Sushch, I., Chaves, R., Arribas, M. P., Volpe, F., Komin, N., Kerschhaggl, M., et al. (2012). VHE gamma-ray observations of the young synchrotron-dominated SNRs G1.9+0.3 and G330.2+1.0 with H.E.S.S. In ICRC. Retrieved from http://arxiv.org/abs/1203.2520.


Cite as: http://hdl.handle.net/11858/00-001M-0000-0014-BF9F-E
Abstract
Supernova remnants (SNRs) are widely considered to be accelerators of cosmic rays (CR). They are also expected to produce very-high-energy (VHE; $E > 100$ GeV) gamma rays through interactions of high-energy particles with the surrounding medium and photon fields. They are, therefore, promising targets for observations with ground-based imaging atmospheric Cherenkov telescopes like the H.E.S.S. telescope array. VHE gamma-ray emission has already been discovered from a number of SNRs, establishing them as a prominent source class in the VHE domain.
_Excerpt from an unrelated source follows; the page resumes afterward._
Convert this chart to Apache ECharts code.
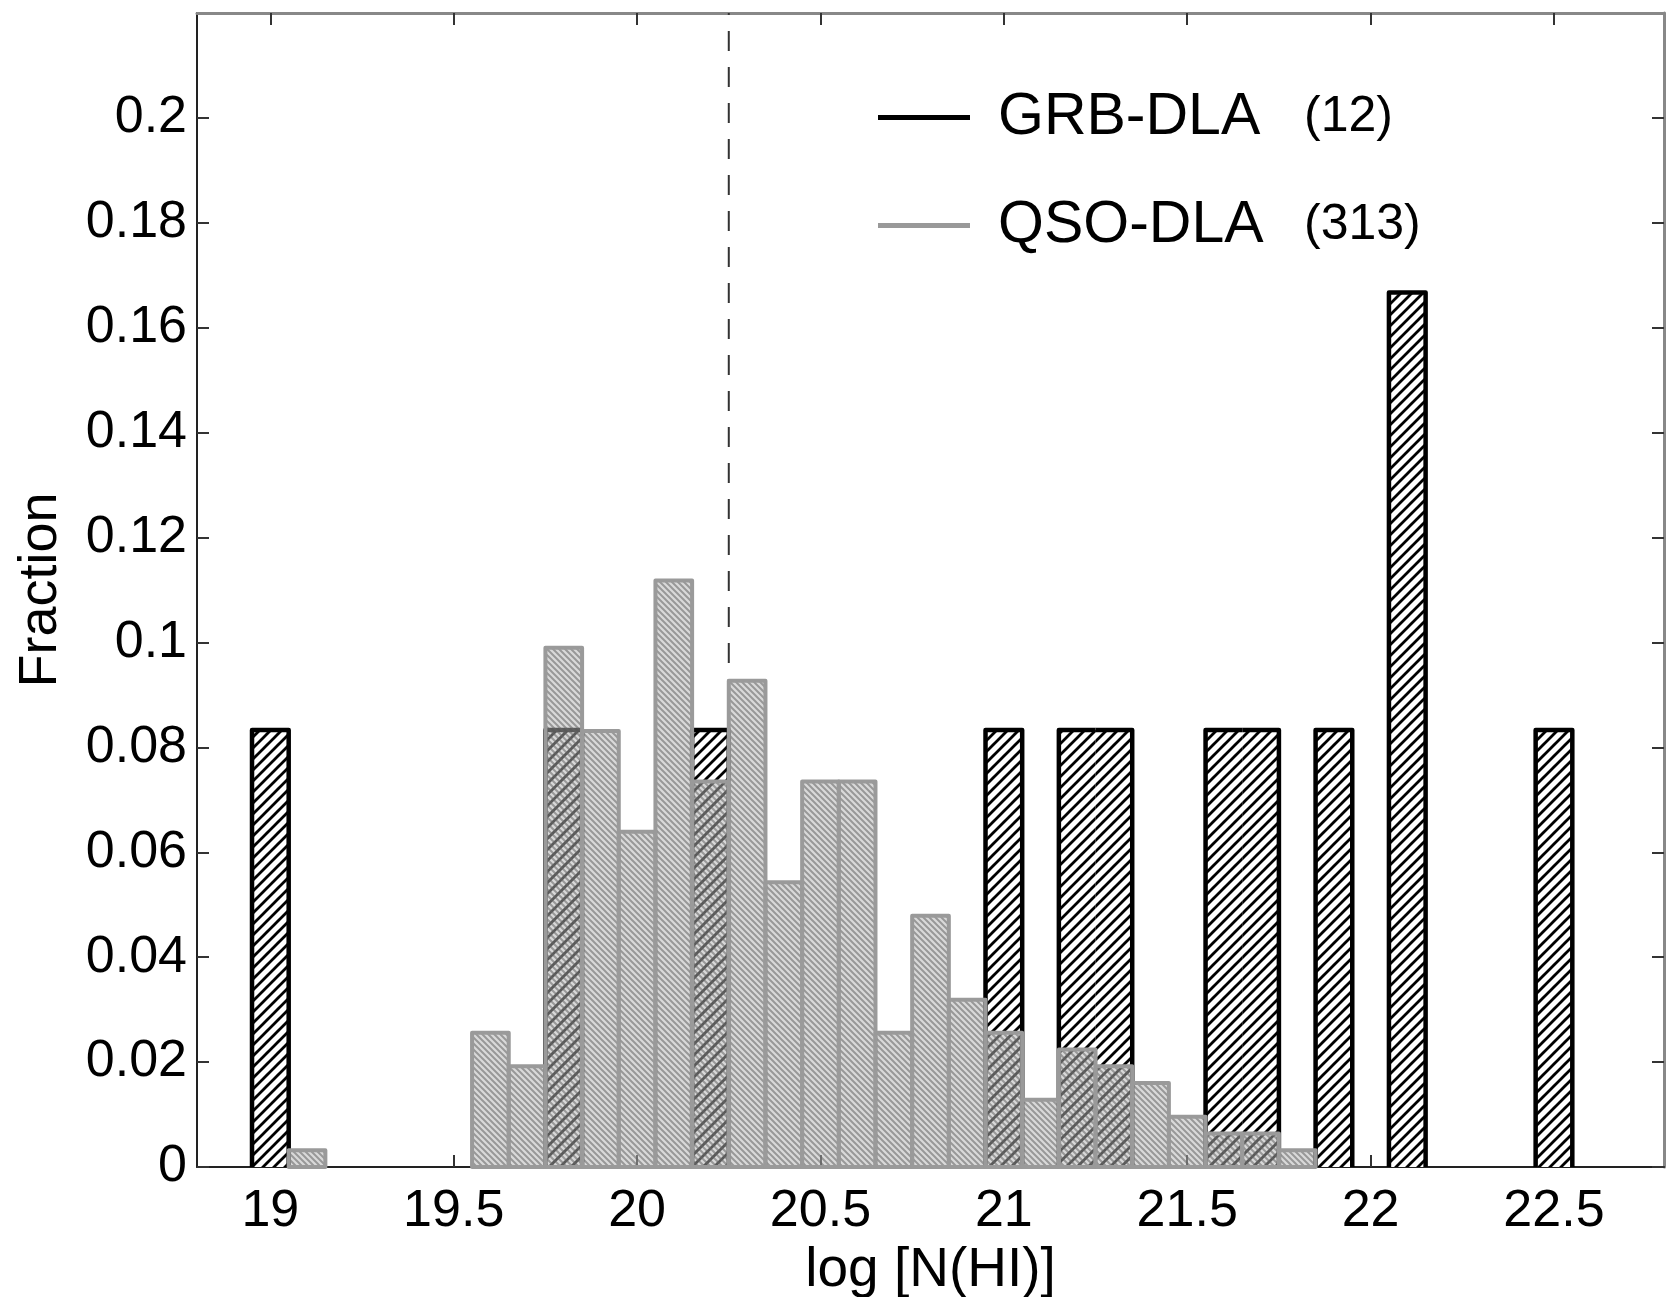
<!DOCTYPE html>
<html><head><meta charset="utf-8">
<script src="https://cdn.jsdelivr.net/npm/echarts@6/dist/echarts.min.js"></script>
<style>html,body{margin:0;padding:0;background:#fff}#chart{width:1667px;height:1297px}</style>
</head><body><div id="chart"></div>
<script>
// ---- data ----
const qsoCenters  = [19.1,19.6,19.7,19.8,19.9,20.0,20.1,20.2,20.3,20.4,20.5,20.6,20.7,20.8,20.9,21.0,21.1,21.2,21.3,21.4,21.5,21.6,21.7,21.8];
const qsoFraction = [0.0032,0.0256,0.0192,0.0990,0.0831,0.0639,0.1118,0.0735,0.0927,0.0543,0.0735,0.0735,0.0256,0.0479,0.0319,0.0256,0.0128,0.0224,0.0192,0.0160,0.0096,0.0064,0.0064,0.0032];
const grbCenters  = [19.0,19.8,20.2,21.0,21.2,21.3,21.6,21.7,21.9,22.1,22.5];
const grbFraction = [0.0833,0.0833,0.0833,0.0833,0.0833,0.0833,0.0833,0.0833,0.0833,0.1667,0.0833];
const binWidth = 0.1;
const seriesNames = ['GRB-DLA','QSO-DLA'];
const sampleSizes = [12, 313];
const xTicks = [19,19.5,20,20.5,21,21.5,22,22.5];
const yTicks = [0,0.02,0.04,0.06,0.08,0.1,0.12,0.14,0.16,0.18,0.2];
const xRange = [18.8, 22.8];
const yRange = [0, 0.22];
const dlaThreshold = 20.25;

// ---- patterns ----
function makeHatch(size, dir, lineColor, lineWidth, bg) {
  const c = document.createElement('canvas');
  c.width = size; c.height = size;
  const g = c.getContext('2d');
  if (bg) { g.fillStyle = bg; g.fillRect(0,0,size,size); }
  g.strokeStyle = lineColor; g.lineWidth = lineWidth; g.lineCap = 'square';
  g.beginPath();
  if (dir === '/') {
    for (let k = -1; k <= 1; k++) { g.moveTo(k*size - 1, size + 1); g.lineTo(k*size + size + 1, -1); }
  } else {
    for (let k = -1; k <= 1; k++) { g.moveTo(k*size - 1, -1); g.lineTo(k*size + size + 1, size + 1); }
  }
  g.stroke();
  return c;
}
const grbPattern = {image: makeHatch(11, '/', '#000', 2.8, '#fff'), repeat: 'repeat'};
const qsoPattern = {image: makeHatch(6, '\\', 'rgba(100,100,100,0.55)', 2, 'rgba(180,180,180,0.5)'), repeat: 'repeat'};

const FONT = '"Liberation Sans", Arial, Helvetica, sans-serif';

function renderQso(params, api) {
  const x = api.value(0), y = api.value(1);
  const tl = api.coord([x - binWidth/2, y]);
  const br = api.coord([x + binWidth/2, 0]);
  return {
    type: 'rect',
    shape: {x: tl[0], y: tl[1], width: br[0]-tl[0], height: br[1]-tl[1]},
    style: {fill: qsoPattern, stroke: '#9a9a9a', lineWidth: 4, lineJoin: 'round'}
  };
}
function renderGrb(params, api) {
  const x = api.value(0), y = api.value(1);
  const tl = api.coord([x - binWidth/2, y]);
  const br = api.coord([x + binWidth/2, 0]);
  const near = (a, b) => Math.abs(a - b) < 1e-6;
  const hasLeft = grbCenters.some((c, j) => near(c, x - binWidth) && near(grbFraction[j], y));
  const hasRight = grbCenters.some((c, j) => near(c, x + binWidth) && near(grbFraction[j], y));
  const pts = [];
  if (!hasLeft) pts.push([tl[0], br[1]]);
  pts.push([tl[0], tl[1]]);
  pts.push([br[0], tl[1]]);
  if (!hasRight) pts.push([br[0], br[1]]);
  return {
    type: 'group',
    children: [
      {type: 'rect', shape: {x: tl[0], y: tl[1], width: br[0]-tl[0], height: br[1]-tl[1]}, style: {fill: grbPattern}},
      {type: 'polyline', shape: {points: pts}, style: {fill: null, stroke: '#000', lineWidth: 4.5, lineJoin: 'round'}}
    ]
  };
}

const chart = echarts.init(document.getElementById('chart'), null, {renderer: 'canvas'});
const tickStyle = {color: '#333', width: 2};
chart.setOption({
  animation: false,
  backgroundColor: '#fff',
  grid: {left: 197, right: 3, top: 13, bottom: 130, containLabel: false, outerBoundsMode: 'none'},
  legend: {
    left: 873, top: 83, orient: 'vertical', itemGap: 49,
    icon: 'rect', itemWidth: 92, itemHeight: 5, selectedMode: false,
    data: [
      {name: seriesNames[0], itemStyle: {color: '#000'}},
      {name: seriesNames[1], itemStyle: {color: '#999'}}
    ],
    formatter: name => `{n|${name}}{c|(${sampleSizes[seriesNames.indexOf(name)]})}`,
    textStyle: {
      color: '#000', fontFamily: FONT,
      rich: {
        n: {fontSize: 59, width: 306, padding: [0,0,0,23], lineHeight: 70, fontFamily: FONT, color: '#000'},
        c: {fontSize: 50, lineHeight: 70, fontFamily: FONT, color: '#000'}
      }
    }
  },
  xAxis: [
    {
      type: 'value', min: xRange[0], max: xRange[1], position: 'bottom',
      axisLine: {show: true, onZero: false, lineStyle: {color: '#222', width: 2}},
      axisTick: {show: true, inside: true, length: 12, customValues: xTicks, lineStyle: tickStyle},
      axisLabel: {customValues: xTicks, fontSize: 52, color: '#000', fontFamily: FONT, margin: 19},
      splitLine: {show: false},
      name: 'log [N(HI)]', nameLocation: 'middle', nameGap: 65,
      nameTextStyle: {fontSize: 55, color: '#000', fontFamily: FONT}
    },
    {
      type: 'value', min: xRange[0], max: xRange[1], position: 'top',
      axisLine: {show: true, onZero: false, lineStyle: {color: '#888', width: 3}},
      axisTick: {show: true, inside: true, length: 12, customValues: xTicks, lineStyle: tickStyle},
      axisLabel: {show: false}, splitLine: {show: false}
    }
  ],
  yAxis: [
    {
      type: 'value', min: yRange[0], max: yRange[1], position: 'left',
      axisLine: {show: true, onZero: false, lineStyle: {color: '#222', width: 2}},
      axisTick: {show: true, inside: true, length: 12, customValues: yTicks, lineStyle: tickStyle},
      axisLabel: {customValues: yTicks, fontSize: 52, color: '#000', fontFamily: FONT, margin: 10},
      splitLine: {show: false},
      name: 'Fraction', nameLocation: 'middle', nameGap: 129, nameRotate: 90,
      nameTextStyle: {fontSize: 54, color: '#000', fontFamily: FONT}
    },
    {
      type: 'value', min: yRange[0], max: yRange[1], position: 'right',
      axisLine: {show: true, onZero: false, lineStyle: {color: '#888', width: 3}},
      axisTick: {show: true, inside: true, length: 12, customValues: yTicks, lineStyle: tickStyle},
      axisLabel: {show: false}, splitLine: {show: false}
    }
  ],
  series: [
    {
      type: 'line', name: 'threshold', z: 1, silent: true, symbol: 'none',
      data: [[dlaThreshold, yRange[0]], [dlaThreshold, yRange[1]]],
      lineStyle: {color: '#333', width: 2, type: [20, 16]}
    },
    {
      type: 'custom', name: seriesNames[0], z: 2, renderItem: renderGrb,
      itemStyle: {color: '#000'},
      data: grbCenters.map((c, i) => [c, grbFraction[i]])
    },
    {
      type: 'custom', name: seriesNames[1], z: 3, renderItem: renderQso,
      itemStyle: {color: '#999'},
      data: qsoCenters.map((c, i) => [c, qsoFraction[i]])
    }
  ]
});
</script>
</body></html>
Of particular interest are the handful of SNRs whose X-ray spectra are dominated by non-thermal synchrotron emission, such as the VHE gamma-ray emitters RX J0852.0-4622 (Vela Jr.) and RX J1713-3946. The shell-type SNRs G1.9+0.3 and G330.2+1.0 also belong to this subclass and are further notable for their young ages ($\leq 1$ kyr), especially G1.9+0.3, which was recently determined to be the youngest SNR in the Galaxy ($\sim100$ yr). These unique characteristics motivated investigations with H.E.S.S. to search for VHE gamma rays. The results of the H.E.S.S. observations and analyses are presented, along with implications for potential particle acceleration scenarios.